[start GIVEN INFORMATION]

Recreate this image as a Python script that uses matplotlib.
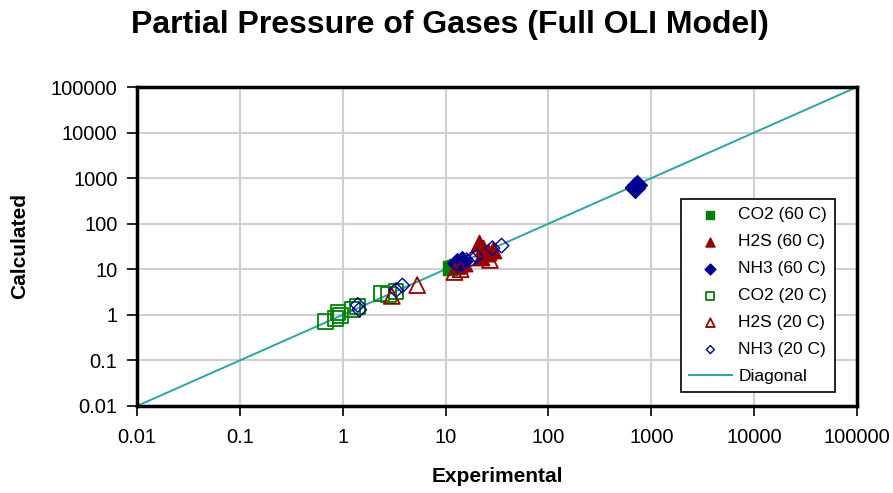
import matplotlib
matplotlib.use("Agg")
import matplotlib.pyplot as plt

plt.rcParams['font.family'] = ['Liberation Sans', 'DejaVu Sans']

title = "Partial Pressure of Gases (Full OLI Model)"
xlabel = "Experimental"
ylabel = "Calculated"
tick_vals = [0.01, 0.1, 1, 10, 100, 1000, 10000, 100000]
tick_labels = ["0.01", "0.1", "1", "10", "100", "1000", "10000", "100000"]

co2_60_x = [11.0, 12.0, 12.5, 13.0]
co2_60_y = [10.5, 11.5, 12.0, 11.0]

h2s_60_x = [21.0, 23.0, 26.0, 29.0, 22.0, 13.5, 15.0]
h2s_60_y = [38.0, 30.0, 24.0, 27.0, 19.0, 12.5, 14.0]

nh3_60_x = [13.0, 14.5, 700.0, 720.0, 690.0]
nh3_60_y = [13.5, 15.0, 640.0, 700.0, 600.0]

co2_20_x = [0.68, 0.85, 0.90, 0.95, 1.25, 1.40, 2.4, 2.8, 3.3]
co2_20_y = [0.72, 0.85, 1.15, 0.95, 1.30, 1.55, 2.9, 2.8, 3.2]

h2s_20_x = [3.0, 5.3, 12.2, 14.0, 27.0, 25.0]
h2s_20_y = [2.6, 4.5, 8.7, 10.0, 16.0, 22.0]

nh3_20_x = [1.4, 1.45, 3.3, 3.8, 12.8, 16.0, 18.0, 20.0, 28.5, 35.0]
nh3_20_y = [1.65, 1.3, 3.5, 4.4, 13.7, 15.8, 17.0, 19.0, 29.0, 33.0]

diag = [0.01, 100000]

green = "#008000"
red = "#990000"
navy = "#000090"
teal = "#2AA5A5"

fig = plt.figure(figsize=(8.93, 4.93), dpi=100)
ax = fig.add_axes([0.1534, 0.1765, 0.8063, 0.647])

ax.plot(diag, diag, color=teal, lw=1.4, label="Diagonal", zorder=2)
ax.scatter(co2_60_x, co2_60_y, marker='s', s=100, color=green, label="CO2 (60 C)", zorder=3)
ax.scatter(h2s_60_x, h2s_60_y, marker='^', s=140, color=red, label="H2S (60 C)", zorder=3)
ax.scatter(nh3_60_x, nh3_60_y, marker='D', s=100, color=navy, label="NH3 (60 C)", zorder=3)
ax.scatter(co2_20_x, co2_20_y, marker='s', s=115, facecolors='none', edgecolors=green, linewidths=1.3, label="CO2 (20 C)", zorder=3)
ax.scatter(h2s_20_x, h2s_20_y, marker='^', s=130, facecolors='none', edgecolors=red, linewidths=1.3, label="H2S (20 C)", zorder=3)
ax.scatter(nh3_20_x, nh3_20_y, marker='D', s=55, facecolors='none', edgecolors=navy, linewidths=1.0, label="NH3 (20 C)", zorder=3)

ax.set_xscale('log')
ax.set_yscale('log')
ax.set_xlim(0.01, 100000)
ax.set_ylim(0.01, 100000)
ax.set_xticks(tick_vals)
ax.set_xticklabels(tick_labels)
ax.set_yticks(tick_vals)
ax.set_yticklabels(tick_labels)
ax.minorticks_off()
ax.tick_params(axis='both', which='major', direction='out', length=7, width=1.2,
               labelsize=14.5, colors='black', pad=7)
ax.tick_params(axis='x', pad=9)
ax.grid(True, color='#d0d0d0', lw=1.5)
ax.set_axisbelow(True)
for s in ax.spines.values():
    s.set_linewidth(2.5)
    s.set_color('black')

fig.text(497 / 893, 1 - 477 / 493, xlabel, ha='center', va='center', fontsize=15, fontweight='bold')
fig.text(20 / 893, 1 - 246 / 493, ylabel, ha='center', va='center', fontsize=15,
         fontweight='bold', rotation=90)
fig.text(450 / 893, 1 - 25 / 493, title, ha='center', va='center', fontsize=23, fontweight='bold')

handles, labels = ax.get_legend_handles_labels()
order = [1, 2, 3, 4, 5, 6, 0]
leg = ax.legend([handles[i] for i in order], [labels[i] for i in order],
                loc='lower right', bbox_to_anchor=(0.969, 0.044), borderaxespad=0,
                fontsize=12.5, markerscale=0.55, frameon=True, fancybox=False,
                edgecolor='black', framealpha=1, borderpad=0.45, labelspacing=0.68,
                handlelength=2.5, handletextpad=0.35)
leg.get_frame().set_linewidth(1.2)

fig.savefig("out.png", dpi=100)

[end GIVEN INFORMATION]

Repeat the data exactly, dropping every picture it holds.

Recreate this image as a Python script that uses matplotlib.
import matplotlib
matplotlib.use("Agg")
import matplotlib.pyplot as plt

plt.rcParams['font.family'] = ['Liberation Sans', 'DejaVu Sans']

title = "Partial Pressure of Gases (Full OLI Model)"
xlabel = "Experimental"
ylabel = "Calculated"
tick_vals = [0.01, 0.1, 1, 10, 100, 1000, 10000, 100000]
tick_labels = ["0.01", "0.1", "1", "10", "100", "1000", "10000", "100000"]

co2_60_x = [11.0, 12.0, 12.5, 13.0]
co2_60_y = [10.5, 11.5, 12.0, 11.0]

h2s_60_x = [21.0, 23.0, 26.0, 29.0, 22.0, 13.5, 15.0]
h2s_60_y = [38.0, 30.0, 24.0, 27.0, 19.0, 12.5, 14.0]

nh3_60_x = [13.0, 14.5, 700.0, 720.0, 690.0]
nh3_60_y = [13.5, 15.0, 640.0, 700.0, 600.0]

co2_20_x = [0.68, 0.85, 0.90, 0.95, 1.25, 1.40, 2.4, 2.8, 3.3]
co2_20_y = [0.72, 0.85, 1.15, 0.95, 1.30, 1.55, 2.9, 2.8, 3.2]

h2s_20_x = [3.0, 5.3, 12.2, 14.0, 27.0, 25.0]
h2s_20_y = [2.6, 4.5, 8.7, 10.0, 16.0, 22.0]

nh3_20_x = [1.4, 1.45, 3.3, 3.8, 12.8, 16.0, 18.0, 20.0, 28.5, 35.0]
nh3_20_y = [1.65, 1.3, 3.5, 4.4, 13.7, 15.8, 17.0, 19.0, 29.0, 33.0]

diag = [0.01, 100000]

green = "#008000"
red = "#990000"
navy = "#000090"
teal = "#2AA5A5"

fig = plt.figure(figsize=(8.93, 4.93), dpi=100)
ax = fig.add_axes([0.1534, 0.1765, 0.8063, 0.647])

ax.plot(diag, diag, color=teal, lw=1.4, label="Diagonal", zorder=2)
ax.scatter(co2_60_x, co2_60_y, marker='s', s=100, color=green, label="CO2 (60 C)", zorder=3)
ax.scatter(h2s_60_x, h2s_60_y, marker='^', s=140, color=red, label="H2S (60 C)", zorder=3)
ax.scatter(nh3_60_x, nh3_60_y, marker='D', s=100, color=navy, label="NH3 (60 C)", zorder=3)
ax.scatter(co2_20_x, co2_20_y, marker='s', s=115, facecolors='none', edgecolors=green, linewidths=1.3, label="CO2 (20 C)", zorder=3)
ax.scatter(h2s_20_x, h2s_20_y, marker='^', s=130, facecolors='none', edgecolors=red, linewidths=1.3, label="H2S (20 C)", zorder=3)
ax.scatter(nh3_20_x, nh3_20_y, marker='D', s=55, facecolors='none', edgecolors=navy, linewidths=1.0, label="NH3 (20 C)", zorder=3)

ax.set_xscale('log')
ax.set_yscale('log')
ax.set_xlim(0.01, 100000)
ax.set_ylim(0.01, 100000)
ax.set_xticks(tick_vals)
ax.set_xticklabels(tick_labels)
ax.set_yticks(tick_vals)
ax.set_yticklabels(tick_labels)
ax.minorticks_off()
ax.tick_params(axis='both', which='major', direction='out', length=7, width=1.2,
               labelsize=14.5, colors='black', pad=7)
ax.tick_params(axis='x', pad=9)
ax.grid(True, color='#d0d0d0', lw=1.5)
ax.set_axisbelow(True)
for s in ax.spines.values():
    s.set_linewidth(2.5)
    s.set_color('black')

fig.text(497 / 893, 1 - 477 / 493, xlabel, ha='center', va='center', fontsize=15, fontweight='bold')
fig.text(20 / 893, 1 - 246 / 493, ylabel, ha='center', va='center', fontsize=15,
         fontweight='bold', rotation=90)
fig.text(450 / 893, 1 - 25 / 493, title, ha='center', va='center', fontsize=23, fontweight='bold')

handles, labels = ax.get_legend_handles_labels()
order = [1, 2, 3, 4, 5, 6, 0]
leg = ax.legend([handles[i] for i in order], [labels[i] for i in order],
                loc='lower right', bbox_to_anchor=(0.969, 0.044), borderaxespad=0,
                fontsize=12.5, markerscale=0.55, frameon=True, fancybox=False,
                edgecolor='black', framealpha=1, borderpad=0.45, labelspacing=0.68,
                handlelength=2.5, handletextpad=0.35)
leg.get_frame().set_linewidth(1.2)

fig.savefig("out.png", dpi=100)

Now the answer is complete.